All of these are very popular, and are sometimes just typed as Pinyin acronyms on social media and left that way without converting to characters (especially sdrj, xskj, and rjbc). Some of them are even used in serious articles, and accepted by readers.

I think that this absorption of Pinyin into the Chinese writing system in such an intimate fashion is an enormously significant development, because it shows that Pinyin has now gone beyond being a pedagogical tool or a phonetic annotation for difficult, rare characters or a means to transcribe foreign words to serving as a means of expressive writing in Chinese for literate individuals.  I find it quite amazing that Chinese readers can look at the initialisms sdrj, xskj, rjbc, etc. and know what they mean, not only in their compressed forms, but also extrapolate their full forms from those four letters.


[Thanks to Chenfeng Wang]


  1. alex said,

    December 24, 2019 @ 7:27 pm

    As current events with my "neighbor", as we call it here in SZ, unfold there has been many changes. I've not been able to spend as much time reading here. I'm not sure if it has been covered but LL has been blocked. Moreover many "ladders" as we call it that help us peek over the wall have been disrupted more frequently. So access to this blog becomes sporadic.

    After 5 and a half long years of I've finally decided to pull my older one out of the public school mid 7th grade.

    Due to events in the other neighborhood the public schools have gone overdrive on the Chinese.
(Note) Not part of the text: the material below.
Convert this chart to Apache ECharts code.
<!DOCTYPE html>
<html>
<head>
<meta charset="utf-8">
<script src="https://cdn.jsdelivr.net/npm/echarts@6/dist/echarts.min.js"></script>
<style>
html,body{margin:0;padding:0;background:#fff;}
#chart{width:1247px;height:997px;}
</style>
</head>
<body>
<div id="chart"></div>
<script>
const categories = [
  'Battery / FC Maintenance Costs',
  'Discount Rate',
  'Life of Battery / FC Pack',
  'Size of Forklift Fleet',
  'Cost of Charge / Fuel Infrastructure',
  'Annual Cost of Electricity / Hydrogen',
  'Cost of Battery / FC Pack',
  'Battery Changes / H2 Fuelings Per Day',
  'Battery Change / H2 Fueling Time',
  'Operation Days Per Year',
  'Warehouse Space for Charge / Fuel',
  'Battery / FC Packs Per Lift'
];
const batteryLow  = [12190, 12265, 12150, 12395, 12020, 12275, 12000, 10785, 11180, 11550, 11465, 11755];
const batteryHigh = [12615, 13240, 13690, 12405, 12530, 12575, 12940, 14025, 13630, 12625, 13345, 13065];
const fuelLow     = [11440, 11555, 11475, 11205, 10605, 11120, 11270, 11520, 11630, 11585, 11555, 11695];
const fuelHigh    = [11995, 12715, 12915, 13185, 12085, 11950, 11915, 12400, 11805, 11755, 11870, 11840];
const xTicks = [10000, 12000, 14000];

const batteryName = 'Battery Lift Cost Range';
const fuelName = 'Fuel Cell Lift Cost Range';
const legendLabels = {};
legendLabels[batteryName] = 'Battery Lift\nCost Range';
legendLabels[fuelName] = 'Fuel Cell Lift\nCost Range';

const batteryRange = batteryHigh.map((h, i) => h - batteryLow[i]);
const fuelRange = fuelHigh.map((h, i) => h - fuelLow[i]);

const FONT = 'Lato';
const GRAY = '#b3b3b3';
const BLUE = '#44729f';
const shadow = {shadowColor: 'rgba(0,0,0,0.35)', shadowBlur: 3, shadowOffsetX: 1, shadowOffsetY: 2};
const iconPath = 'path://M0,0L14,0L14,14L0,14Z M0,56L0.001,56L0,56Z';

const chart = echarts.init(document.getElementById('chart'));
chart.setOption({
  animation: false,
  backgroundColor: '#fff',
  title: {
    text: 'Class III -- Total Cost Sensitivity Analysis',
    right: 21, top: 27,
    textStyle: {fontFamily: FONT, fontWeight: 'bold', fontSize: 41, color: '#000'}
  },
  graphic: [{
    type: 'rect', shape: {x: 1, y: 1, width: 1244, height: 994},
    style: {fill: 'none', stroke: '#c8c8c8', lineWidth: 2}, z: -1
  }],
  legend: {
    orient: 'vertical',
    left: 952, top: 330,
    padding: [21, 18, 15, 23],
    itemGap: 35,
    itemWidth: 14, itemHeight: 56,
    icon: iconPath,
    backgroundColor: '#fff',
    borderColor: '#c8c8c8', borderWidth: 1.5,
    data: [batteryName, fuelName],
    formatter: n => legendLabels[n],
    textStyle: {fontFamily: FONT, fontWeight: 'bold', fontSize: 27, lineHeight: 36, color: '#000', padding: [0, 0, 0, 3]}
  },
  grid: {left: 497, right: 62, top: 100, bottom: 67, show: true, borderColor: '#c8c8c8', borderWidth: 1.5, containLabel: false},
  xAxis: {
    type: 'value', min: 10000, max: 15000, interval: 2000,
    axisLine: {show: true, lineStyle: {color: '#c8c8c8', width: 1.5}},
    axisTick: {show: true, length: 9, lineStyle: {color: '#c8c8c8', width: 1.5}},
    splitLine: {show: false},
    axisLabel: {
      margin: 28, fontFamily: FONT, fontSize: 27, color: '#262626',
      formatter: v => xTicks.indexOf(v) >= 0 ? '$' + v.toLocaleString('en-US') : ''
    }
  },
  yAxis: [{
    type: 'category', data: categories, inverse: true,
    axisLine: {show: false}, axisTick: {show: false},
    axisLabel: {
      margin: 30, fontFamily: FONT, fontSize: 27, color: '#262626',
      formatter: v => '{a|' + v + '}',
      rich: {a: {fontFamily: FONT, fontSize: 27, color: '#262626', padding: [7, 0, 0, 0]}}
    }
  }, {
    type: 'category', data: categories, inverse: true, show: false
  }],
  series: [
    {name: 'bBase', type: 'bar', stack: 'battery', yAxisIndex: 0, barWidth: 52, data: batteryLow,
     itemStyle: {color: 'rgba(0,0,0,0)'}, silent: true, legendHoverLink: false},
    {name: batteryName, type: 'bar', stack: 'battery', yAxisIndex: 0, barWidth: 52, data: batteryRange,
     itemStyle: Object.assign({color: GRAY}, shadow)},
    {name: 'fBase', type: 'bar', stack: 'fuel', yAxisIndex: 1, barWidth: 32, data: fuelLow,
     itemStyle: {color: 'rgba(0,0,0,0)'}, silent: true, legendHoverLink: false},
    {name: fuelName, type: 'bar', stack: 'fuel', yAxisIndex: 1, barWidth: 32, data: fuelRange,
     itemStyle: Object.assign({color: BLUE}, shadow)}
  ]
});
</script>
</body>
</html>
The amount of daily memorization homework has increased and also the blindly copying of pages of text. Within the garden I live in, local parents are also complaining but its the Meiyou banfa. Now we see soldiers teaching all primary school kids how to march and the patriotic propaganda is everywhere.
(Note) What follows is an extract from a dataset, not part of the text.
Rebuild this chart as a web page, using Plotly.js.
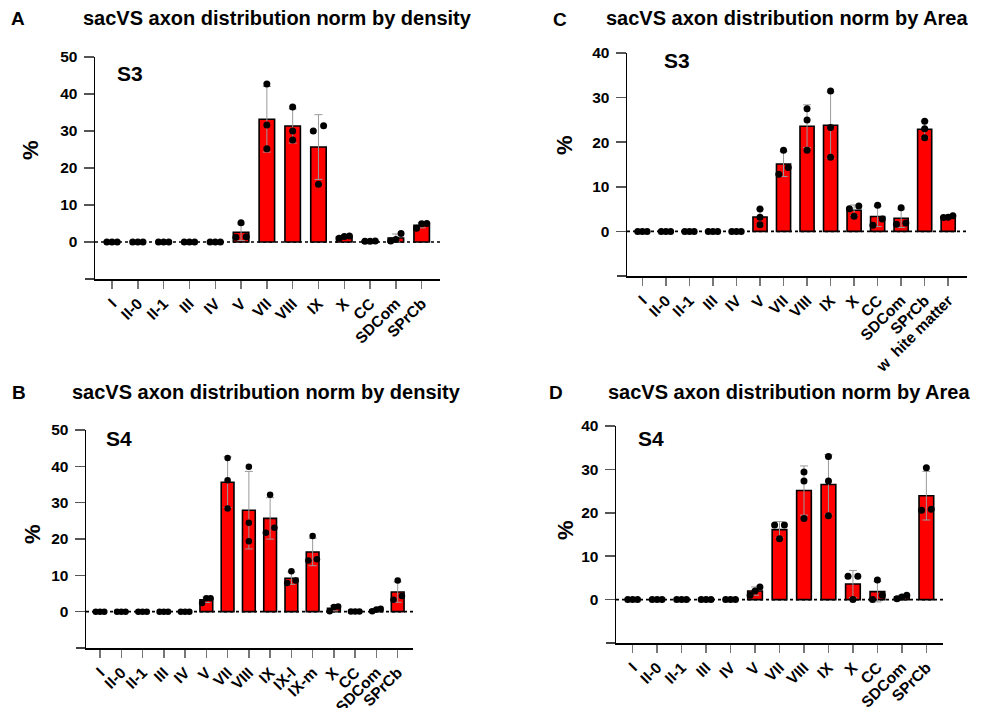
<!DOCTYPE html>
<html><head><meta charset="utf-8">
<script src="https://cdn.plot.ly/plotly-3.0.1.min.js"></script>
<style>html,body{margin:0;padding:0;background:#fff}#chart{width:982px;height:708px}</style>
</head><body><div id="chart"></div>
<script>
// ---------- DATA ----------
// Panel A : S3, norm by density
const catsA = ["I","II-0","II-1","III","IV","V","VII","VIII","IX","X","CC","SDCom","SPrCb"];
const aRep1 = [0,0,0,0,0,5.2,42.7,36.5,31.4,1.0,0.2,2.3,3.7];
const aRep2 = [0,0,0,0,0,1.3,31.6,30.0,30.0,1.6,0.3,0.3,5.0];
const aRep3 = [0,0,0,0,0,1.4,25.2,27.6,15.6,1.5,0.2,0.7,4.9];
// Panel C : S3, norm by Area
const catsC = ["I","II-0","II-1","III","IV","V","VII","VIII","IX","X","CC","SDCom","SPrCb","w\u00a0\u00a0hite matter"];
const cRep1 = [0,0,0,0,0,5.0,18.2,27.5,31.5,5.7,5.85,5.3,24.7,3.5];
const cRep2 = [0,0,0,0,0,3.2,12.8,25.0,23.3,5.1,2.8,1.6,23.0,3.1];
const cRep3 = [0,0,0,0,0,1.5,14.3,18.2,16.6,3.4,1.4,1.9,21.0,3.2];
// Panel B : S4, norm by density
const catsB = ["I","II-0","II-1","III","IV","V","VII","VIII","IX","IX-l","IX-m","X","CC","SDCom","SPrCb"];
const bRep1 = [0,0,0,0,0,2.4,42.3,39.9,32.2,11.1,20.8,0.1,0.05,0.1,8.6];
const bRep2 = [0,0,0,0,0,3.7,36.2,24.5,23.1,7.9,14.1,1.4,0.05,0.8,3.3];
const bRep3 = [0,0,0,0,0,3.7,28.4,19.4,21.7,8.6,14.4,1.3,0.05,0.6,4.3];
// Panel D : S4, norm by Area
const catsD = ["I","II-0","II-1","III","IV","V","VII","VIII","IX","X","CC","SDCom","SPrCb"];
const dRep1 = [0,0,0,0,0,2.9,17.2,29.4,33.0,5.4,4.5,0.2,30.4];
const dRep2 = [0,0,0,0,0,2.0,17.2,27.3,27.3,5.4,0,1.0,20.6];
const dRep3 = [0,0,0,0,0,1.0,14.0,18.7,19.3,0,1.0,0.6,20.8];

const titleDensity = "sacVS axon distribution norm by density";
const titleArea = "sacVS axon distribution norm by Area";

// ---------- LAYOUT ----------
const W = 982, H = 708;
const FONT = "Liberation Sans, Arial, sans-serif";
const px = x => x / W, py = y => 1 - y / H;

const panels = [
  {id:"", cats:catsA, reps:[aRep1,aRep2,aRep3], yr:[-10,50], ticks:[0,10,20,30,40,50],
   x0:95, x1:440, yT:57, yB:279, xr:[-0.66,12.71], letter:"A", lx:18, ly:18, title:titleDensity, tx:277, ty:18,
   tag:"S3", sx:130, sy:74, px:30, py:150, ms:7},
  {id:"2", cats:catsC, reps:[cRep1,cRep2,cRep3], yr:[-10,40], ticks:[0,10,20,30,40],
   x0:627, x1:967, yT:53, yB:276, xr:[-0.655,13.8], letter:"C", lx:560, ly:20, title:titleArea, tx:787, ty:18,
   tag:"S3", sx:677, sy:60, px:565, py:145, ms:7},
  {id:"3", cats:catsB, reps:[bRep1,bRep2,bRep3], yr:[-10,50], ticks:[0,10,20,30,40,50],
   x0:86, x1:413, yT:430, yB:648, xr:[-0.66,14.72], letter:"B", lx:19, ly:392, title:titleDensity, tx:266, ty:392,
   tag:"S4", sx:119, sy:438, px:32, py:534, ms:6.5},
  {id:"4", cats:catsD, reps:[dRep1,dRep2,dRep3], yr:[-10,40], ticks:[0,10,20,30,40],
   x0:616, x1:943, yT:426, yB:643, xr:[-0.68,12.68], letter:"D", lx:556, ly:392, title:titleArea, tx:789, ty:392,
   tag:"S4", sx:651, sy:438, px:565, py:530, ms:7}
];

const traces = [], layout = {
  width: W, height: H, margin:{l:0,r:0,t:0,b:0}, showlegend:false,
  paper_bgcolor:"#fff", plot_bgcolor:"rgba(0,0,0,0)",
  font:{family:FONT, color:"#000"}, annotations:[], shapes:[]
};

function ann(text, x, y, size, extra) {
  return Object.assign({text:text, xref:"paper", yref:"paper", x:px(x), y:py(y),
    xanchor:"center", yanchor:"middle", showarrow:false,
    font:{family:FONT, size:size, color:"#000", weight:"bold"}}, extra || {});
}

panels.forEach(p => {
  const xa = "x" + p.id, ya = "y" + p.id;
  const idx = p.cats.map((_, i) => i);
  const means = idx.map(i => p.reps.reduce((s, r) => s + r[i], 0) / p.reps.length);
  const sds = idx.map(i => {
    const m = means[i];
    return Math.sqrt(p.reps.reduce((s, r) => s + (r[i] - m) ** 2, 0) / (p.reps.length - 1));
  });
  traces.push({type:"bar", x:idx, y:means, xaxis:xa, yaxis:ya, width:0.6,
    marker:{color:"#ff0000", line:{color:"#000", width:1.6}},
    error_y:{type:"data", array:sds, visible:true, color:"#9a9a9a", thickness:1, width:4},
    hoverinfo:"skip"});
  // jitter overlapping points (beeswarm-like)
  const thr = 0.032 * (p.yr[1] - p.yr[0]);
  const xs = [], ys = [];
  idx.forEach(i => {
    const vals = p.reps.map(r => r[i]).sort((a, b) => a - b);
    let groups = [[vals[0]]];
    for (let k = 1; k < vals.length; k++) {
      const g = groups[groups.length - 1];
      if (vals[k] - g[g.length - 1] < thr) g.push(vals[k]); else groups.push([vals[k]]);
    }
    groups.forEach(g => {
      g.forEach((v, j) => {
        const off = g.length === 1 ? 0 : (g.length === 2 ? (j ? 0.2 : -0.2) : (j - (g.length - 1) / 2) * 0.2);
        xs.push(i + off); ys.push(v);
      });
    });
  });
  traces.push({type:"scatter", mode:"markers", x:xs, y:ys, xaxis:xa, yaxis:ya,
    marker:{color:"#000", size:p.ms}, hoverinfo:"skip", cliponaxis:false});

  layout["xaxis" + p.id] = {
    domain:[px(p.x0), px(p.x1)], anchor:ya, range:p.xr, tickmode:"array",
    tickvals:idx, ticktext:p.cats, tickangle:-45, ticks:"outside", ticklen:8, tickwidth:1.5,
    tickcolor:"#777", showline:true, linecolor:"#000", linewidth:1.5, showgrid:false, zeroline:false,
    tickfont:{family:FONT, size:15.5, color:"#000", weight:"bold"}, fixedrange:true
  };
  layout["yaxis" + p.id] = {
    domain:[py(p.yB), py(p.yT)], anchor:xa, range:p.yr, tickmode:"array", tickvals:p.ticks,
    ticks:"outside", ticklen:10, tickwidth:1.5, tickcolor:"#555", showline:true, linecolor:"#000",
    linewidth:1.5, showgrid:false, zeroline:false, ticklabelstandoff:3,
    tickfont:{family:FONT, size:15.5, color:"#000", weight:"bold"}, fixedrange:true
  };
  // dotted zero line
  layout.shapes.push({type:"line", xref:xa + " domain", x0:0, x1:1, yref:ya, y0:0, y1:0,
    line:{color:"#000", width:1.6, dash:"dot"}, layer:"below"});
  // x axis line extends a little to the left of the y axis
  layout.shapes.push({type:"line", xref:"paper", yref:"paper", x0:px(p.x0 - 10), x1:px(p.x0),
    y0:py(p.yB), y1:py(p.yB), line:{color:"#000", width:1.5}});

  layout.annotations.push(ann(p.letter, p.lx, p.ly, 19));
  layout.annotations.push(ann(p.title, p.tx, p.ty, 20));
  layout.annotations.push(ann(p.tag, p.sx, p.sy, 21));
  layout.annotations.push(ann("%", p.px, p.py, 22, {textangle:-90}));
});

Plotly.newPlot("chart", traces, layout, {staticPlot:true, displayModeBar:false});
</script>
</body></html>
    Ill write more about the language when there is time. Of note is the increasingly use of acronyms and single English words on Wechat posts of locals. Just a year ago it was a curiosity but now its commonplace. There are daily examples on my wechat.

    The issue as I have opined before is the language due to the writing never developed normally and with the influx of new words and with so many people traveling abroad and then back they find it easier to use English for certain items.

  2. Victor Mair said,

    December 24, 2019 @ 9:20 pm

    From an anonymous colleague:

    "I find it quite amazing that Chinese readers can look at the initialisms sdrj, xskj, rjbc, etc. and know what they mean, not only in their compressed forms, but also extrapolate their full forms from those four letters."

    You're right that it's surprising to see it creeping into Chinese (sans alphabet) via Pinyin. But it's probably influenced by their awareness (in at least some cases) of how we Anglophones, in our emails and texts, are using "tl;dnr" ("too long; did not read"), "NNTR" ("No Need To Reply"), "IMHO" ("In My Humble Opinion"), etc.

  3. alex said,

    December 25, 2019 @ 6:27 pm

    What's interesting is that in the same way LASER is now laser most people here couldn't tell you what the letters in NBA represent so in a weird way NBA has been de facto incorporated into their language as no one writes or says the official Chinese translation.

  4. Keith said,

    January 3, 2020 @ 5:12 pm

    When I first saw the title of this post, I thought it would be related to a certain song by the Dead Kennedys whose acronym would be "tdtf".